If you are growing in hot, dry conditions you can expect to see powdery mildew on your berries. In addition, if you are growing in dry, warm climates that typically have winter rainfall, you can also expect to see powdery mildew appear. To prevent powdery mildew, I’d recommend spraying Arber’s Bio Protectant at the time of the bloom and also 14 days after the bloom.

Insect pests can be a problem with strawberries, raspberries, and blackberries, particularly lygus bugs or tarnished plant bugs. The problem with these bugs is that they poke the berries, suck the sap, and destroy the fruit. To prevent these pests, I’d recommend spraying with Arber’s Bio Insecticide at the first sign of any adult bugs and then every 1-2 weeks to prevent any further damage to the plants.

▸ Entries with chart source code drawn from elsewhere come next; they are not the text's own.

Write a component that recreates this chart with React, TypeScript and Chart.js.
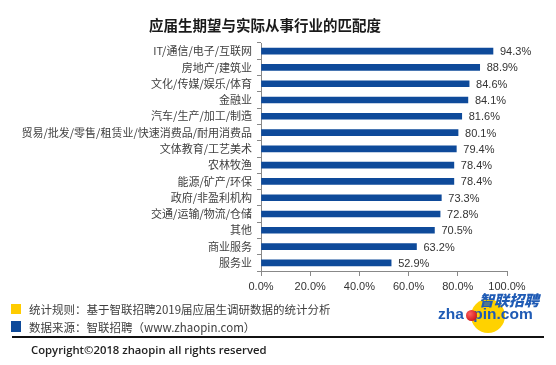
import React, { useEffect, useRef } from "react";
import { Chart, registerables } from "chart.js";

Chart.register(...registerables);

const title = "应届生期望与实际从事行业的匹配度";
const categories = [
  "IT/通信/电子/互联网",
  "房地产/建筑业",
  "文化/传媒/娱乐/体育",
  "金融业",
  "汽车/生产/加工/制造",
  "贸易/批发/零售/租赁业/快速消费品/耐用消费品",
  "文体教育/工艺美术",
  "农林牧渔",
  "能源/矿产/环保",
  "政府/非盈利机构",
  "交通/运输/物流/仓储",
  "其他",
  "商业服务",
  "服务业",
];
const values = [94.3, 88.9, 84.6, 84.1, 81.6, 80.1, 79.4, 78.4, 78.4, 73.3, 72.8, 70.5, 63.2, 52.9];
const xMin = 0;
const xMax = 100;
const xStep = 20;
const note1 = "统计规则：基于智联招聘2019届应届生调研数据的统计分析";
const note2 = "数据来源：智联招聘（www.zhaopin.com）";
const copyright = "Copyright©2018 zhaopin all rights reserved";

const BAR = "#0E4A9A";
const CJK = '"Noto Sans CJK SC", "Noto Sans", sans-serif';

const valueLabels = {
  id: "valueLabels",
  afterDatasetsDraw(chart: any) {
    const ctx = chart.ctx;
    const meta = chart.getDatasetMeta(0);
    ctx.save();
    ctx.font = '11px "Liberation Sans", Arial, sans-serif';
    ctx.fillStyle = "#333333";
    ctx.textAlign = "left";
    ctx.textBaseline = "middle";
    meta.data.forEach((bar: any, i: number) => {
      const v = chart.data.datasets[0].data[i];
      ctx.fillText(v.toFixed(1) + "%", bar.x + 7, bar.y + 1);
    });
    ctx.restore();
  },
};

function BarChart() {
  const ref = useRef<HTMLCanvasElement | null>(null);
  useEffect(() => {
    if (!ref.current) return;
    const chart = new Chart(ref.current, {
      type: "bar",
      data: {
        labels: categories,
        datasets: [
          {
            data: values,
            backgroundColor: BAR,
            barThickness: 6,
          },
        ],
      },
      options: {
        indexAxis: "y",
        animation: false,
        responsive: false,
        maintainAspectRatio: false,
        layout: { padding: { left: 0, right: 49, top: 43, bottom: 0 } },
        plugins: {
          legend: { display: false },
          tooltip: { enabled: false },
          title: { display: false },
        },
        scales: {
          x: {
            min: xMin,
            max: xMax,
            ticks: {
              stepSize: xStep,
              color: "#333333",
              font: { family: '"Liberation Sans", Arial, sans-serif', size: 11 },
              padding: 4,
              callback: (v: any) => Number(v).toFixed(1) + "%",
              maxRotation: 0,
            },
            grid: {
              drawOnChartArea: false,
              drawTicks: true,
              tickLength: 5,
              color: "#888888",
            },
            border: { display: true, color: "#888888" },
            afterFit: (s: any) => {
              s.height = 22;
            },
          },
          y: {
            ticks: {
              color: "#404040",
              font: { family: CJK, size: 11 },
              padding: 5,
              autoSkip: false,
            },
            grid: {
              drawOnChartArea: false,
              drawTicks: true,
              tickLength: 4,
              offset: true,
              color: "#888888",
            },
            border: { display: true, color: "#888888" },
            afterFit: (s: any) => {
              s.width = 261;
            },
          },
        },
      },
      plugins: [valueLabels],
    });
    return () => chart.destroy();
  }, []);
  return <canvas ref={ref} width={556} height={293} style={{ position: "absolute", left: 0, top: 0 }} />;
}

export default function App() {
  useEffect(() => {
    document.body.style.margin = "0";
  }, []);
  const txt: React.CSSProperties = {
    position: "absolute",
    fontFamily: CJK,
    fontSize: 11.5,
    color: "#404040",
    whiteSpace: "nowrap",
    lineHeight: "14px",
  };
  return (
    <div style={{ position: "absolute", left: 0, top: 0, width: 556, height: 365, background: "#fff", overflow: "hidden" }}>
      <BarChart />
      <div
        style={{
          position: "absolute",
          left: 0,
          width: 530,
          top: 15,
          textAlign: "center",
          fontFamily: CJK,
          fontWeight: 700,
          fontSize: 14.5,
          lineHeight: "20px",
          color: "#1a1a1a",
          whiteSpace: "nowrap",
        }}
      >
        {title}
      </div>
      <div style={{ position: "absolute", left: 11, top: 304, width: 10, height: 10, background: "#FFCC00" }} />
      <div style={{ position: "absolute", left: 11, top: 321, width: 10, height: 11, background: "#0E4A9A" }} />
      <div style={{ ...txt, left: 29, top: 302 }}>{note1}</div>
      <div style={{ ...txt, left: 29, top: 320 }}>{note2}</div>
      <div style={{ position: "absolute", left: 12, top: 336, width: 532, height: 2, background: "#111" }} />
      <div
        style={{
          position: "absolute",
          left: 31,
          top: 342,
          fontFamily: '"Open Sans", "Noto Sans", sans-serif',
          fontSize: 11.3,
          fontWeight: 600,
          color: "#222",
          whiteSpace: "nowrap",
          lineHeight: "16px",
        }}
      >
        {copyright}
      </div>
      {/* logo */}
      <div style={{ position: "absolute", left: 471, top: 299, width: 34, height: 34, borderRadius: "50%", background: "#FFD200" }} />
      <div
        style={{
          position: "absolute",
          left: 479,
          top: 291,
          fontFamily: CJK,
          fontWeight: 900,
          fontStyle: "italic",
          fontSize: 15,
          lineHeight: "18px",
          color: "#1F5BB5",
          whiteSpace: "nowrap",
        }}
      >
        智联招聘
      </div>
      <div
        style={{
          position: "absolute",
          left: 438,
          top: 305,
          fontFamily: '"Liberation Sans", Arial, sans-serif',
          fontWeight: 700,
          fontSize: 15.5,
          lineHeight: "18px",
          color: "#1F5BB5",
          whiteSpace: "nowrap",
        }}
      >
        zha<span style={{ color: "transparent" }}>o</span>pin.com
      </div>
      <div style={{ position: "absolute", left: 466, top: 310, width: 11, height: 11, borderRadius: "50%", background: "radial-gradient(circle at 35% 35%, #ff6060, #c00000)" }} />
    </div>
  );
}
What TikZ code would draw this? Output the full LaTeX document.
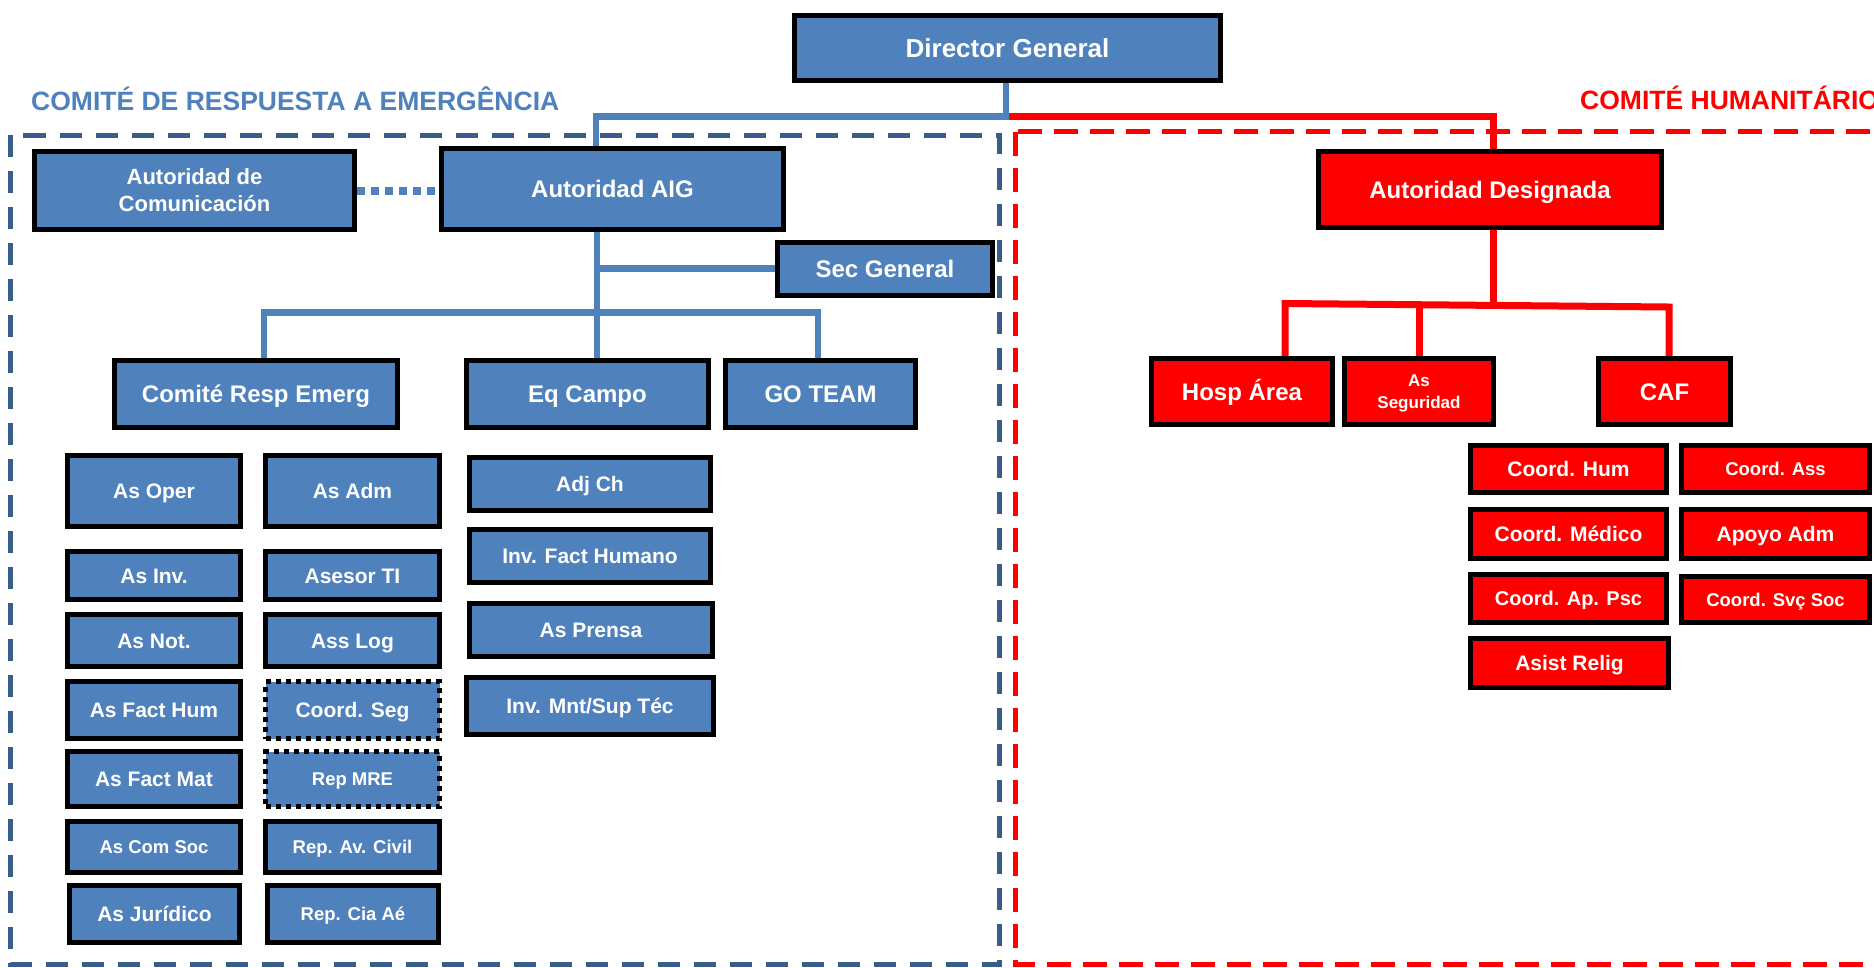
\documentclass[tikz,border=0pt]{standalone}
\usepackage{fontspec}
\setmainfont{Liberation Sans}
\usetikzlibrary{backgrounds}
\definecolor{bfill}{HTML}{4F81BD}
\definecolor{bdash}{HTML}{385D8A}
\definecolor{rfill}{HTML}{FF0000}
\tikzset{
  box/.style={draw=black, line width=5pt, inner sep=0pt, text=white, align=center},
  bluebox/.style={box, fill=bfill},
  redbox/.style={box, fill=rfill},
  dotbox/.style={dash pattern=on 5pt off 5pt},
  fA/.style={font=\bfseries\fontsize{26}{26}\selectfont, text height=18.6pt, text depth=0pt},
  fB/.style={font=\bfseries\fontsize{24}{24}\selectfont, text height=17.2pt, text depth=0pt},
  fC/.style={font=\bfseries\fontsize{21}{21}\selectfont, text height=15pt, text depth=0pt},
  fD/.style={font=\bfseries\fontsize{20}{20}\selectfont, text height=14.3pt, text depth=0pt},
  fE/.style={font=\bfseries\fontsize{18.5}{18.5}\selectfont, text height=13.25pt, text depth=0pt},
  bline/.style={draw=bfill, line width=6.5pt},
  rline/.style={draw=rfill, line width=7pt},
  dotline/.style={draw=bfill, line width=8pt, dash pattern=on 8pt off 6pt},
  title/.style={anchor=base west, inner sep=0pt, font=\bfseries\fontsize{26.5}{30}\selectfont}
}
\newcommand{\mybox}[7]{\node[#6, minimum width={(#4-#2-5)*1pt}, minimum height={(#5-#3-5)*1pt}] (#1) at ({(#2+#4)/2},{(#3+#5)/2}) {#7};}
\begin{document}
\begin{tikzpicture}[x=1pt, y=-1pt, line join=miter]
\useasboundingbox (0,0) rectangle (1874,967);
\clip (0,0) rectangle (1874,967);

% titles
\node[title, text=bfill] (t1) at (31,110.5) {COMITÉ DE RESPUESTA A EMERGÊNCIA};
\node[title, text=rfill] (t2) at (1580,109.5) {COMITÉ HUMANITÁRIO};

% blue boxes
\mybox{DG}{792}{13}{1223}{83}{bluebox, fA}{Director General}
\mybox{AutCom}{32}{149}{357}{232}{bluebox, font=\bfseries\fontsize{22}{27}\selectfont}{Autoridad de\\Comunicación}
\mybox{AIG}{439}{146}{786}{232}{bluebox, fB}{Autoridad AIG}
\mybox{SecGen}{775}{240}{995}{298}{bluebox, fB}{Sec General}
\mybox{Comite}{112}{358}{400}{430}{bluebox, fB}{Comité Resp Emerg}
\mybox{EqCampo}{464}{358}{711}{430}{bluebox, fB}{Eq Campo}
\mybox{GOTEAM}{723}{358}{918}{430}{bluebox, fB}{GO TEAM}
\mybox{AsOper}{65}{453}{243}{529}{bluebox, fC}{As Oper}
\mybox{AsAdm}{263}{453}{442}{529}{bluebox, fC}{As Adm}
\mybox{AsInv}{65}{549}{243}{602}{bluebox, fC}{As Inv.}
\mybox{AsesorTI}{263}{549}{442}{602}{bluebox, fC}{Asesor TI}
\mybox{AsNot}{65}{612}{243}{669}{bluebox, fC}{As Not.}
\mybox{AssLog}{263}{612}{442}{669}{bluebox, fC}{Ass Log}
\mybox{AsFactHum}{65}{679}{243}{741}{bluebox, fC}{As Fact Hum}
\mybox{CoordSeg}{263}{679}{442}{741}{bluebox, dotbox, fC}{Coord. Seg}
\mybox{AsFactMat}{65}{749}{243}{809}{bluebox, fC}{As Fact Mat}
\mybox{RepMRE}{263}{749}{442}{809}{bluebox, dotbox, fE}{Rep MRE}
\mybox{AsComSoc}{65}{819}{243}{875}{bluebox, fE}{As Com Soc}
\mybox{RepAvCivil}{263}{819}{442}{875}{bluebox, fE}{Rep. Av. Civil}
\mybox{AsJuridico}{67}{883}{242}{945}{bluebox, fC}{As Jurídico}
\mybox{RepCiaAe}{265}{883}{441}{945}{bluebox, fE}{Rep. Cia Aé}
\mybox{AdjCh}{467}{455}{713}{513}{bluebox, fC}{Adj Ch}
\mybox{InvFactHum}{467}{527}{713}{585}{bluebox, fC}{Inv. Fact Humano}
\mybox{AsPrensa}{467}{601}{715}{659}{bluebox, fC}{As Prensa}
\mybox{InvMnt}{464}{675}{716}{737}{bluebox, fC}{Inv. Mnt/Sup Téc}

% red boxes
\mybox{AD}{1316}{149}{1664}{230}{redbox, fB}{Autoridad Designada}
\mybox{Hosp}{1149}{356}{1335}{427}{redbox, fB}{Hosp Área}
\mybox{AsSeg}{1342}{356}{1496}{427}{redbox, font=\bfseries\fontsize{17}{21.6}\selectfont, text depth=0pt}{As\\Seguridad}
\mybox{CAF}{1596}{356}{1733}{427}{redbox, fB}{CAF}
\mybox{CoordHum}{1468}{443}{1669}{495}{redbox, fC}{Coord. Hum}
\mybox{CoordAss}{1679}{443}{1872}{495}{redbox, fE}{Coord. Ass}
\mybox{CoordMed}{1468}{507}{1669}{561}{redbox, fC}{Coord. Médico}
\mybox{ApoyoAdm}{1679}{507}{1872}{561}{redbox, fC}{Apoyo Adm}
\mybox{CoordApPsc}{1468}{572}{1669}{625}{redbox, fD}{Coord. Ap. Psc}
\mybox{CoordSvcSoc}{1679}{574}{1872}{625}{redbox, fE}{Coord. Svç Soc}
\mybox{AsistRelig}{1468}{636}{1671}{690}{redbox, fC}{Asist Relig}

\begin{pgfonlayer}{background}
\fill[white] (0,0) rectangle (1874,967);
% committee frames
\draw[bdash, line width=5pt, dash pattern=on 22pt off 14pt] (10.5,135) rectangle (999,964);
\draw[rfill, line width=5pt, dash pattern=on 24pt off 12pt] (1015,131.5) rectangle (1960,964);
% top connectors
\coordinate (j1) at (1006,116.5);
\coordinate (j2) at (596,116.5);
\coordinate (j3) at (1493,116.5);
\draw[rline] (j1) -- (j3) -- (AD.north -| j3);
\draw[bline] (DG.south -| j1) -- (j1) -- (j2) -- (AIG.north -| j2);
% blue lower
\coordinate (v1) at (597,312.5);
\coordinate (s1) at (597,268.5);
\draw[bline] (AIG.south -| v1) -- (EqCampo.north -| v1);
\draw[bline] (s1) -- (SecGen.west |- s1);
\coordinate (d1) at (264,312.5);
\coordinate (d3) at (818,312.5);
\draw[bline] (Comite.north -| d1) -- (d1) -- (d3) -- (GOTEAM.north -| d3);
\draw[dotline] (AutCom.east) -- (AIG.west |- AutCom.east);
% red lower
\coordinate (r0) at (1493,305);
\draw[rline] (AD.south -| r0) -- (r0);
\coordinate (r1) at (1285,303.5);
\coordinate (r3) at (1669,307);
\draw[rline] (Hosp.north -| r1) -- (r1) -- (r3) -- (CAF.north -| r3);
\coordinate (r2) at (1419,305.2);
\draw[rline] (r2) -- (AsSeg.north -| r2);
\end{pgfonlayer}
\end{tikzpicture}
\end{document}
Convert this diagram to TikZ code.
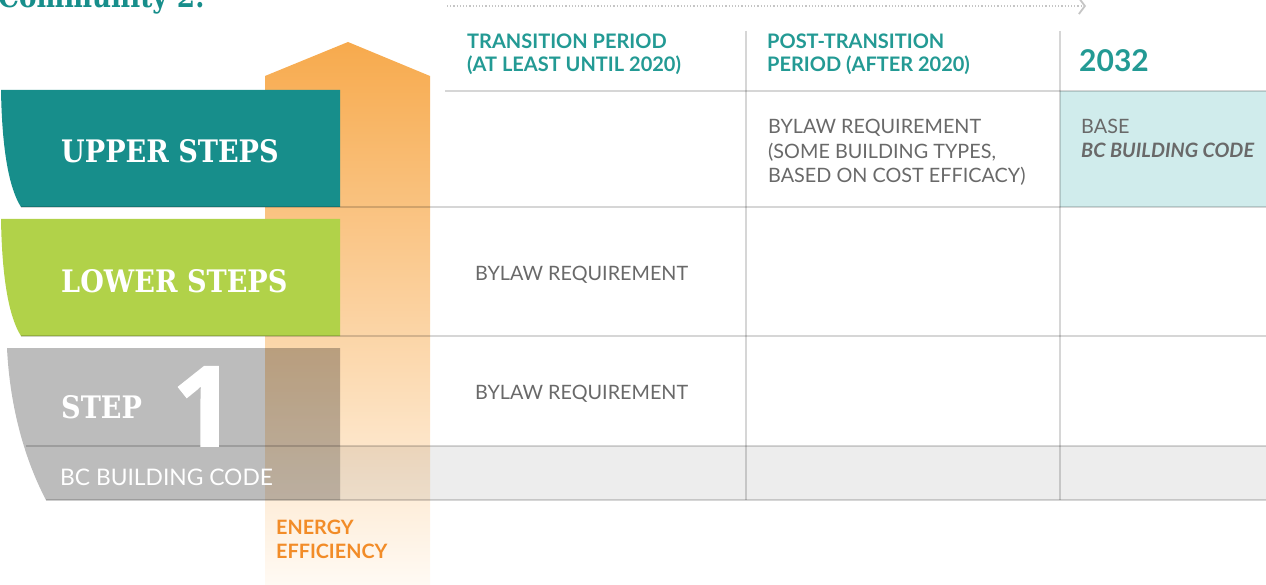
\documentclass[tikz,border=0pt]{standalone}
\usepackage{fontspec}
\setmainfont{Lato}
\newfontfamily\slab[FakeStretch=0.875]{DejaVu Serif}
\newfontfamily\bignum[FakeBold=1.5]{Open Sans}
\usetikzlibrary{positioning, arrows.meta}

\definecolor{bandteal}{RGB}{23,142,139}
\definecolor{bandlime}{RGB}{177,210,73}
\definecolor{bandgrey}{RGB}{188,188,188}
\definecolor{headteal}{RGB}{35,154,148}
\definecolor{cellgrey}{RGB}{105,105,105}
\definecolor{baseteal}{RGB}{208,236,236}
\definecolor{rowgrey}{RGB}{237,237,237}
\definecolor{linegrey}{RGB}{214,214,214}
\definecolor{arrowtop}{RGB}{247,170,77}
\definecolor{arrowbot}{RGB}{255,250,244}
\definecolor{effitext}{RGB}{242,140,40}

\begin{document}
\begin{tikzpicture}[x=1pt,y=-1pt,
  steptext/.style={anchor=base west, inner sep=0pt, text=white,
    font=\slab\bfseries\fontsize{31}{31}\selectfont},
  headtext/.style={anchor=base west, inner sep=0pt, align=left, text=headteal,
    font=\bfseries\fontsize{20}{23}\selectfont},
  celltext/.style={anchor=base west, inner sep=0pt, align=left, text=cellgrey,
    font=\fontsize{19.8}{24.5}\selectfont},
  gridline/.style={linegrey, line width=1.5pt, blend mode=multiply}]
  \useasboundingbox (0,0) rectangle (1266,585);

  % タイトル (上で切れている)
  \node[anchor=base west, inner sep=0pt, text=bandteal,
    font=\slab\bfseries\fontsize{30}{30}\selectfont] (title) at (-2,8) {Community 2:};

  % 時間の矢印
  \coordinate (tstart) at (447,6);
  \coordinate (tend) at (1086,6);
  \draw[linegrey!80!gray, line width=1.2pt, dotted,
    -{Straight Barb[length=6pt, width=16pt, line width=1.8pt]}] (tstart) -- (tend);

  % エネルギー効率の矢印
  \shade[top color=arrowtop, bottom color=arrowbot]
    (265,585) -- (265,76) -- (348,42) -- (430,76) -- (430,585) -- cycle;

  % 帯
  \fill[bandteal] (1,90) -- (340,90) -- (340,207) -- (21,207)
    .. controls (9,188) and (2,150) .. (1,90) -- cycle;
  \fill[bandlime] (1,219) -- (340,219) -- (340,336) -- (21,336)
    .. controls (9,317) and (2,279) .. (1,219) -- cycle;
  \fill[bandgrey, blend mode=multiply] (7,348) -- (340,348) -- (340,500) -- (46,500)
    .. controls (26,462) and (10,410) .. (7,348) -- cycle;

  % 表の塗り
  \fill[baseteal] (1060,91) rectangle (1266,207);
  \fill[rowgrey, blend mode=multiply] (340,446) rectangle (1266,500);

  % 罫線
  \draw[gridline, line width=2pt] (445,91) -- (1266,91);
  \draw[gridline] (21,207) -- (1266,207);
  \draw[gridline] (21,336) -- (1266,336);
  \draw[gridline, line width=2pt] (26,446) -- (1266,446);
  \draw[gridline, line width=2pt] (46,500) -- (1266,500);
  \foreach \x in {746,1060} {
    \draw[gridline] (\x,31) -- (\x,500);
  }

  % 帯の文字
  \node[steptext] (upper) at (61,163) {UPPER STEPS};
  \node[steptext] (lower) at (61,293) {LOWER STEPS};
  \node[steptext] (step) at (61,418) {STEP};
  \node[anchor=base west, inner sep=0pt, text=white,
    font=\bignum\bfseries\fontsize{111}{111}\selectfont] (one) at (172,446) {1};
  \node[anchor=base west, inner sep=0pt, text=white,
    font=\fontsize{22.8}{22.8}\selectfont] (bccode) at (60,485) {BC BUILDING CODE};

  % 見出し (基点は最後の行)
  \node[headtext] (trans) at (467,72) {TRANSITION PERIOD\\(AT LEAST UNTIL 2020)};
  \node[headtext] (post) at (767,72) {POST-TRANSITION\\PERIOD (AFTER 2020)};
  \node[anchor=base west, inner sep=0pt, text=headteal,
    font=\bfseries\fontsize{30}{30}\selectfont] (year) at (1079,72) {2032};

  % セル
  \node[celltext] (postup) at (768,183)
    {BYLAW REQUIREMENT\\(SOME BUILDING TYPES,\\BASED ON COST EFFICACY)};
  \node[celltext] (base) at (1081,158)
    {BASE\\\textbf{\textit{BC BUILDING CODE}}};
  \node[celltext] (translow) at (475,281) {BYLAW REQUIREMENT};
  \node[celltext] (transstep) at (475,399) {BYLAW REQUIREMENT};

  % 矢印の文字
  \node[anchor=base west, inner sep=0pt, align=left, text=effitext,
    font=\bfseries\fontsize{19.8}{24}\selectfont] (effi) at (276,558) {ENERGY\\EFFICIENCY};
\end{tikzpicture}
\end{document}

In addition to the insect pests above, spider mites are a problem for all these berries as well. To prevent spider mites, I’d recommend spraying Arber’s Bio Insecticide at the first sign of any stippling (a lot of tiny white dots) on the foliage and continue spraying every 7-14 days until you no longer see any stippling.

How can I protect my berries during the winter months?

To protect your berries during the winter months, pile hay, conifer branches, or compost over the base of the plants. With the exception of strawberries that will need to be planted every year like other annual plants, the other berries are winter hardy perennials.

What are the essential tools that are needed to successfully grow berries?

A few essential tools that are needed to successfully grow berries are pruning shears to cut back the grape vine as well as the raspberry and blackberry canes each winter.